Hey, those Florida Humanists feeding the homeless? There are parts of Florida that frown on that kind of thing. And by “frown on” I mean “criminalize.” Orlando for example.

Over the past week, twelve members of food activist group Food Not Bombs have been arrested in Orlando for giving free food to groups of homeless people in a downtown park. They were acting in defiance of a controversial city ordinance that mandates permits for groups distributing food to large groups in parks within two miles of City Hall. Each group is allowed only two permits per park per year; Food Not Bombs has already exceeded their limit. They set up their meatless buffet in Lake Eola knowing that they would likely be arrested as a result.

Goddam class warriors.


  1. Acolyte of Sagan says

    Sheeeite! Over here, you’re not allowed to feed the pigeons in many towns and cities, but that’s because they’re seen as vermin, and feeding only them attracts more.
    What does this say about how Orlando (the city, not Bloom) views the homeless?

  2. says

    michaeld: one rationale might be that distributing free food in a public park would attract large numbers of people, so the park would be crowded to a point where others would be unable to make use of it. Not sure how plausible that is, I’d have to see the location. Of course, the local government could simply licence organizations to distribute food somewhere else…like maybe a shelter or soup kitchen?

  3. Acolyte of Sagan says

    #3; As I’ve hinted at above, it appears that Orlando (the city, etc.) see the homeless as vermin. By this rationale, they’re assuming that, just as with real vermin (rats, pigeons, etc.), if the food source is removed, the vermin moves on. Feed the vermin though, and word soon gets around; before you know where you are you can’t move for ’em.

  4. AsqJames says

    permits for groups distributing food to large groups in parks within two miles of City Hall

    Presumably feeding large groups in parks is fine as long as it’s done far enough away so legislators don’t have to see it? I wonder what upsets them more, the sight of homeless people or that of people being charitable.

  5. says

    michaeld says:

    Uh huh… Does anyone know the rational for this law?

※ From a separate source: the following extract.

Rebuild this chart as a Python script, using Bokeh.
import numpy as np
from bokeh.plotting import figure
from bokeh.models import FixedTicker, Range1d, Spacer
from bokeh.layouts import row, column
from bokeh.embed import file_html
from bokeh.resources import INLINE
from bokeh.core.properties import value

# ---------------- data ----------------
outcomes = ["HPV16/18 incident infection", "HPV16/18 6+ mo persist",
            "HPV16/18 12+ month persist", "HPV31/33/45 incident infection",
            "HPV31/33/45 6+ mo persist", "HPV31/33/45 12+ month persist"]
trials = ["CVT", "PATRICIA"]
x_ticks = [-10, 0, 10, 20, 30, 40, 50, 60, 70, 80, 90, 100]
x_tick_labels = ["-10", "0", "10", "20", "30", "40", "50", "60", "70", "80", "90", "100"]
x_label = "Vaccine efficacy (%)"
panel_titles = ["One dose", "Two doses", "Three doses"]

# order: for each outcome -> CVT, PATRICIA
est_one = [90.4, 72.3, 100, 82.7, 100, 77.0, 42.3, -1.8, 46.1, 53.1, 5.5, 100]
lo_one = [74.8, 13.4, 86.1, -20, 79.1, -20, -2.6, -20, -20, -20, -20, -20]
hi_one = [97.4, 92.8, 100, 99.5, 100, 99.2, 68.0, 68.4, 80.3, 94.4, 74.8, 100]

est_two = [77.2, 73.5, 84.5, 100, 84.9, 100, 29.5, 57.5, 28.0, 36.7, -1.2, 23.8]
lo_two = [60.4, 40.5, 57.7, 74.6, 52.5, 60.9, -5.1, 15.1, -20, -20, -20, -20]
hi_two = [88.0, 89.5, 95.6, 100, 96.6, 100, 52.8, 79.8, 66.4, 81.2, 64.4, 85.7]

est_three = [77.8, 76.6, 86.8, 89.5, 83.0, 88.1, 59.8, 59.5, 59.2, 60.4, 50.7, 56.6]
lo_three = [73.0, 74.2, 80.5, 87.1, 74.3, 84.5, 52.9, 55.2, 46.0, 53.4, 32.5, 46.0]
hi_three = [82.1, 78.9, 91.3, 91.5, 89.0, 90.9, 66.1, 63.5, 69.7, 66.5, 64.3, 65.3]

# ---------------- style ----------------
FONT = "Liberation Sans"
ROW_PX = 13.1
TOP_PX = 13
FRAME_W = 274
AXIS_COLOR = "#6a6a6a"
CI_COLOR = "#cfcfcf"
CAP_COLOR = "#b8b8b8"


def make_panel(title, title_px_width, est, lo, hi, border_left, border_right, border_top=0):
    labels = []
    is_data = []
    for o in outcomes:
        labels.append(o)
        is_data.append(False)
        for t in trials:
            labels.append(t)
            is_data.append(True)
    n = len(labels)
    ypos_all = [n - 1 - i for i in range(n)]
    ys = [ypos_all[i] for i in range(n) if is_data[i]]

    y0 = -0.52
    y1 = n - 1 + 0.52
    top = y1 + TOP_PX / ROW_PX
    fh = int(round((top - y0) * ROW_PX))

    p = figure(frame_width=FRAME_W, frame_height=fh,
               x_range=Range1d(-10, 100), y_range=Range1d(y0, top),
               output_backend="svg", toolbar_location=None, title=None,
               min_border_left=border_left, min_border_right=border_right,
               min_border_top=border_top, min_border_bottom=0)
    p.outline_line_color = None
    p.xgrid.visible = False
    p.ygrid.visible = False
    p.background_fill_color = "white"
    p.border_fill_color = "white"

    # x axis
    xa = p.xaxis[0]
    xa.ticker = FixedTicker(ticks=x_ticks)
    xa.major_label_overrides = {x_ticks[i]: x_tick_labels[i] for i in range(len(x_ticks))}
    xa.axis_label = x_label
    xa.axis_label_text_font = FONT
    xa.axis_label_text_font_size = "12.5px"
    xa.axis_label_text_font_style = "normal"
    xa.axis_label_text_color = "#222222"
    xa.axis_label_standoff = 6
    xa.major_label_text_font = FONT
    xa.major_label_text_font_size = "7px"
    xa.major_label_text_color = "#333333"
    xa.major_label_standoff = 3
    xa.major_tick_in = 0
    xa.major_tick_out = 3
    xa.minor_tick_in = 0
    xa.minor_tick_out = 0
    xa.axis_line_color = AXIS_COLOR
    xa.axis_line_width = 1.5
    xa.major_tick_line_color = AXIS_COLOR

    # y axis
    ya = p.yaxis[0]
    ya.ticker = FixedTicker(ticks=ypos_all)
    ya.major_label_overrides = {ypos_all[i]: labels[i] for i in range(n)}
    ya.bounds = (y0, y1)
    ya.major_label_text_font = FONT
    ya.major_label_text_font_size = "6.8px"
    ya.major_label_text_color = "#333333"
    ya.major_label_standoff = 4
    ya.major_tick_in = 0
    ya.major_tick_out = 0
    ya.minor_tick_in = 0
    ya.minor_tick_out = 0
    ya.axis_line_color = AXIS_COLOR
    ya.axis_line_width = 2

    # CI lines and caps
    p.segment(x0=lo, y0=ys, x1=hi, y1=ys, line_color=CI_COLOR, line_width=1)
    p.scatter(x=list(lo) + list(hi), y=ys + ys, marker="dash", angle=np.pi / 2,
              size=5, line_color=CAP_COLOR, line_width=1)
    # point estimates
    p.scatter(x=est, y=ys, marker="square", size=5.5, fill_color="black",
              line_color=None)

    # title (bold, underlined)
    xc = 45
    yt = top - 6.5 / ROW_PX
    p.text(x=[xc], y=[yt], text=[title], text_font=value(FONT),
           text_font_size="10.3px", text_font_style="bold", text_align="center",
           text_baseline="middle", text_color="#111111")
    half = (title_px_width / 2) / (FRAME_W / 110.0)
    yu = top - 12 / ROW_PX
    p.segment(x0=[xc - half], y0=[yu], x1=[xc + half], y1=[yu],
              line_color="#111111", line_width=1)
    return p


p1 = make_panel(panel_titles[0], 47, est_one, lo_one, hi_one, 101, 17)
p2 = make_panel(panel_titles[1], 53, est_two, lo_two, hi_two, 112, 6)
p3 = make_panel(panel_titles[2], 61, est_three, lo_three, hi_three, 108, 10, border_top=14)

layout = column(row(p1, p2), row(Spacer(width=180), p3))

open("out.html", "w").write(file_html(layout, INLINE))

    Preventing help being given to homeless people is the rationale behind the law.

  6. EllenBeth Wachs says

    Well, if they arrest you for being homeless, then you’re not homeless anymore…are you?

    While you may find this a laughing matter, I assure you, it is not to those that are cited under this law. People accused of violating the ordinance would get a summons to appear in court and face a maximum penalty of a $500 fine and 60 days in jail. Pretty fucking harsh for being homeless. Then when you can’t pay the fine, you are thrown in jail for failure to pay.

    Furthermore, Polk County has book-in fees of $40.00 and daily rates for inmates. They confiscate this amount from your belongings when you are booked if you have it. If you don’t, they bill you and if you don’t pay, they will arrest you. This is a business.

  7. says

    ….but heaven forbid that anyone or anything insufficiently Christian ever sully Polk County by its presence.

    I assume they only sell a special edition of the Bible there — you know, with all the passages about feeding the poor and freeing the captives and justice for the oppressed, left out? There was this chap called Jesus (or at least legends of such) who used to talk about that….

  8. Tracey says

    Right-wing politicians have come right out and compared the poor to animals. One of them had a heart-warming story about his grandmother (or some such) who taught him “don’t feed the stray animals; they just breed”. The meaning was clear.

  9. says

    Well then, let’s just bring back debtor’s prison, shall we? And while we’re at it: indentured servitude, public stocks, maybe even with whippings and letting the crowd throw garbage at the offender — all the wondrous features of 17th Century justice.

  10. says

    But that means, if you’re poor, you could end up in jail indefinitely over a minor fine. Each time you can’t pay the fee, you end up in jail again, with a new fee you can’t pay.

    Please tell me there’s some way out of that loop, ‘cos it sounds completely insane to me.

  11. Martha says

    I don’t know which is worse, the law against feeding the needy or the fee scheme for time in jail. Is the fee scheme a result of privatization? Or just one more way to cut the taxes for the wealthy while the poor are soaked into despair?